Jawa timur merupakan sentra produksi telur ayam dengan harga terendah dibandingkan dengan daerah lain, hal ini menyebabkan banyak telur yang diperdagangkan ke luar daerah terutama DKI dan Jawa Barat. Berdasarkan data BPS jumlah produksi telur ayam kampung di Jawa timur mencapai 20.381 ton pada tahun 2021 dan 20.830 ton pada tahun 2022, sedangkan jumlah produksi telur ayam ras di Jawa Timur mencapai 1.475.886 ton pada tahun 2021 dan 1.314.115 ton pada tahun 2022. Populasi unggas ayam kampung mencapai 36.998.104 ekor pada tahun 2021 dan 37.353.401 ekor pada tahun 2022, sedangkan untuk populasi ayam petelur mencapai 110.527.121 ekor pada tahun 2021 dan 89.378.576 ekor pada tahun 2022. Berdasarkan data berikut populasi ayam petelur mengalami penurunan pada tahun 2022 sehingga berdampak pada produksi telur yang juga menurun pada tahun 2022. Harga telur ayam di Provinsi Jawa Timur per tanggal 9 November 2023 menunjukkan bahwa harga telur ayam ras mengalami kenaikan sebesar 0,74% dari harga Rp. 25.585 menjadi Rp. 25.774, sedangkan untuk harga telur ayam kampung juga mengalami kenaikan tetapi tidak sebesar kenaikan harga telur ayam ras, kenaikan mencapai 0,13% dari harga sebelumnya Rp. 44.025 menjadi Rp. 44.080. Harga ecer tertinggi yang ditetapkan yaitu Rp. 27.000 namun pada saat hari raya tahun 2023 harga telur berada diatas HET yang ditetapkan sebesar RP. 30.131, sehingga banyak konsumen yang mengeluh terhadap harga telur yang meningkat drastis.

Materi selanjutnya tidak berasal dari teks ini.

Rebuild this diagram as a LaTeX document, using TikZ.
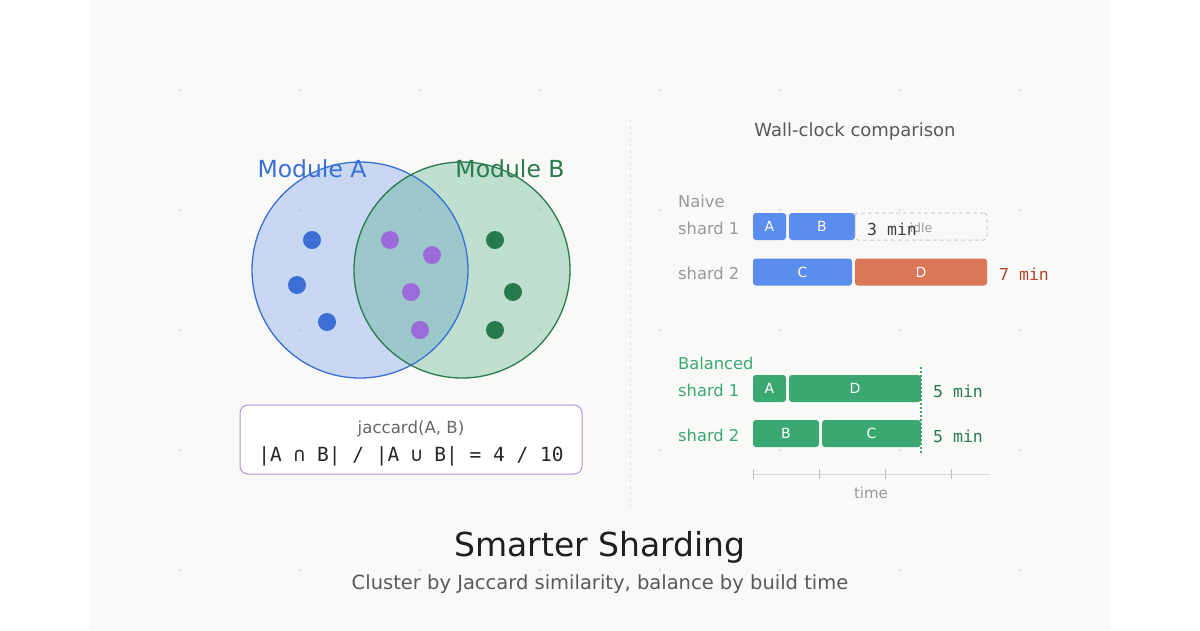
\documentclass[tikz,border=0pt]{standalone}
\usepackage{fontspec}
\setmainfont{DejaVu Sans}
\newfontfamily\monof{DejaVu Sans Mono}
\begin{document}
\begin{tikzpicture}[x=1pt,y=-1pt,
  every node/.style={inner sep=0pt},
  bar/.style={rounded corners=3pt, minimum height=27pt, text=white, font=\fontsize{14}{14}\selectfont},
  lbl/.style={anchor=west, font=\fontsize{16.3}{16}\selectfont},
  mins/.style={anchor=west, font=\monof\fontsize{16.5}{16}\selectfont},
  gdot/.style={circle, minimum size=18pt}]
\definecolor{panel}{HTML}{F9F9F7}
\definecolor{griddot}{HTML}{E2E2E0}
\definecolor{cA}{HTML}{3B6FD4}
\definecolor{cB}{HTML}{2A7A50}
\definecolor{purp}{HTML}{9B6BD9}
\definecolor{dgreen}{HTML}{267A4E}
\definecolor{barblue}{HTML}{5B8DEF}
\definecolor{vennblue}{HTML}{4A80E8}
\definecolor{barorange}{HTML}{D97757}
\definecolor{bargreen}{HTML}{3BA872}
\definecolor{redtxt}{HTML}{B0452A}
\definecolor{gtxt}{HTML}{999999}
\definecolor{jbox}{HTML}{B395D6}
\useasboundingbox (0,0) rectangle (1200,630);
\fill[white] (0,0) rectangle (1200,630);
\fill[panel] (90,0) rectangle (1110,630);
\foreach \x in {180,300,420,540,660,780,900,1020}
  \foreach \y in {90,210,330,450,570}
    \fill[griddot] (\x,\y) circle (1.6);
% divider
\draw[griddot, line width=1pt, dashed] (630,120) -- (630,510);
% Venn
\fill[vennblue, opacity=0.28] (360,270) circle (108);
\fill[bargreen, opacity=0.30] (462,270) circle (108);
\draw[cA, line width=1.3pt] (360,270) circle (108);
\draw[cB, line width=1.3pt] (462,270) circle (108);
\node[text=cA, font=\fontsize{23.5}{24}\selectfont] (mA) at (312,169) {Module A};
\node[text=cB, font=\fontsize{23.5}{24}\selectfont] (mB) at (510,169) {Module B};
\foreach \p/\c [count=\i] in {{312,240}/cA,{297,285}/cA,{327,322}/cA,{390,240}/purp,{432,255}/purp,{411,292}/purp,{420,330}/purp,{495,240}/dgreen,{513,292}/dgreen,{495,330}/dgreen}
  \node[gdot, fill=\c] (d\i) at (\p) {};
% jaccard box
\draw[jbox, fill=white, line width=1pt, rounded corners=8pt] (240,405) rectangle (582,474);
\node[text=black!60, font=\fontsize{16.6}{16}\selectfont] (jt) at (411,429) {jaccard(A, B)};
\node[text=black!85, font=\monof\fontsize{19.5}{20}\selectfont] (jf) at (411,456) {|A ∩ B| / |A ∪ B| = 4 / 10};
% right panel
\node[text=black!65, font=\fontsize{18}{18}\selectfont] (wc) at (855,132) {Wall-clock comparison};
\node[lbl, text=gtxt] (nv) at (678,201) {Naive};
\node[lbl, text=gtxt] (n1) at (678,228) {shard 1};
\node[lbl, text=gtxt] (n2) at (678,273) {shard 2};
\node[bar, fill=barblue, minimum width=33pt] (nA) at (769.5,226.5) {A};
\node[bar, fill=barblue, minimum width=66pt] (nB) at (822,226.5) {B};
\node[rounded corners=3pt, draw=black!20, dash pattern=on 4pt off 3pt, line width=1pt, minimum width=132pt, minimum height=27pt] (idle) at (921,226.5) {};
\node[text=gtxt, font=\fontsize{12.5}{12}\selectfont] (idt) at (921,228) {idle};
\node[mins, text=black!75] (n3) at (867,229) {3 min};
\node[bar, fill=barblue, minimum width=99pt] (nC) at (802.5,272) {C};
\node[bar, fill=barorange, minimum width=132pt] (nD) at (921,272) {D};
\node[mins, text=redtxt] (n7) at (999,274) {7 min};
% balanced
\node[lbl, text=bargreen] (bl) at (678,363) {Balanced};
\node[lbl, text=bargreen] (b1) at (678,390) {shard 1};
\node[lbl, text=bargreen] (b2) at (678,435) {shard 2};
\node[bar, fill=bargreen, minimum width=33pt] (bA) at (769.5,388.5) {A};
\node[bar, fill=bargreen, minimum width=132pt] (bD) at (855,388.5) {D};
\node[bar, fill=bargreen, minimum width=66pt] (bB) at (786,433.5) {B};
\node[bar, fill=bargreen, minimum width=99pt] (bC) at (871.5,433.5) {C};
\coordinate (dt) at (921,367);
\coordinate (db) at (921,455);
\draw[bargreen, line width=1.3pt, dash pattern=on 1.5pt off 2.5pt] (dt) -- (db);
\node[mins, text=cB] (b5a) at (933,391) {5 min};
\node[mins, text=cB] (b5b) at (933,436) {5 min};
% time axis
\coordinate (t0) at (753,474);
\coordinate (t1) at (990,474);
\draw[black!15, line width=1pt] (t0) -- (t1);
\foreach \x in {753,819,885,951} \draw[black!25, line width=1pt] (\x,469) -- (\x,479);
\node[text=gtxt, font=\fontsize{15}{15}\selectfont] (tm) at (871,493) {time};
% title
\node[text=black!88, font=\fontsize{33}{33}\selectfont] (title) at (600,547) {Smarter Sharding};
\node[text=black!65, font=\fontsize{19.5}{20}\selectfont] (sub) at (600,584) {Cluster by Jaccard similarity, balance by build time};
\end{tikzpicture}
\end{document}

Berdasarkan literatur faktor-faktor yang mempengaruhi harga telur yaitu perilaku produksi dimana jika diasumsikan permintaan tetap, maka harga telur dipengaruhi oleh jumlah pasokan telur ke pasar. Kenaikan harga telur biasanya terjadi menjelang lebaran, hal ini dikarenakan peternak mengurangi jumlah telur yang ditetaskan sehingga peternak memasukkan telur tetas ke pasar. Akibatnya harga telur konsumsi menurun tajam dan setelah telur tetas habis terjual dalam tempo sekitar 5-7 hari, harga telur stabil kembali, kemudian naik sedikit menjelang lebaran akibat naiknya permintaan dan stabil kembali pascalebaran. Kondisi pasokan telur menurun ketika ayam terserang penyakit sehingga kondisi jadi tidak normal. Selain penurunan produksi karena serangan penyakit, adanya keputusan pengusaha dan peternak ayam petelur melakukan afkir dini. Salah satu penyebabnya yaitu kenaikan harga jagung karena pasokan kurang sehingga harga pakan naik.
Fluktuasi harga telur sangat terkait dengan fluktuasi produksi. Jika ditelusuri hal ini sangat terkait dengan fluktuasi harga pakan dan bahan baku pakan utama, seperti jagung, bungkil kedelai, tepung ikan, tepung tulang, dan dedak/bekatul. Penurunan produksi terjadi di tengah kenaikan harga sarana produksi utama, yaitu pakan dan jagung. Harga jagung pipil saat ini mencapai Rp. 7.436 per kg dan harga pakan mencapai Rp. 12.000 per kg. Kenaikan harga pakan disebabkan oleh kenaikan harga jagung yang tidak terkendali karena kurangnya pasokan produksi domestik dan kebijakan larangan impor jagung.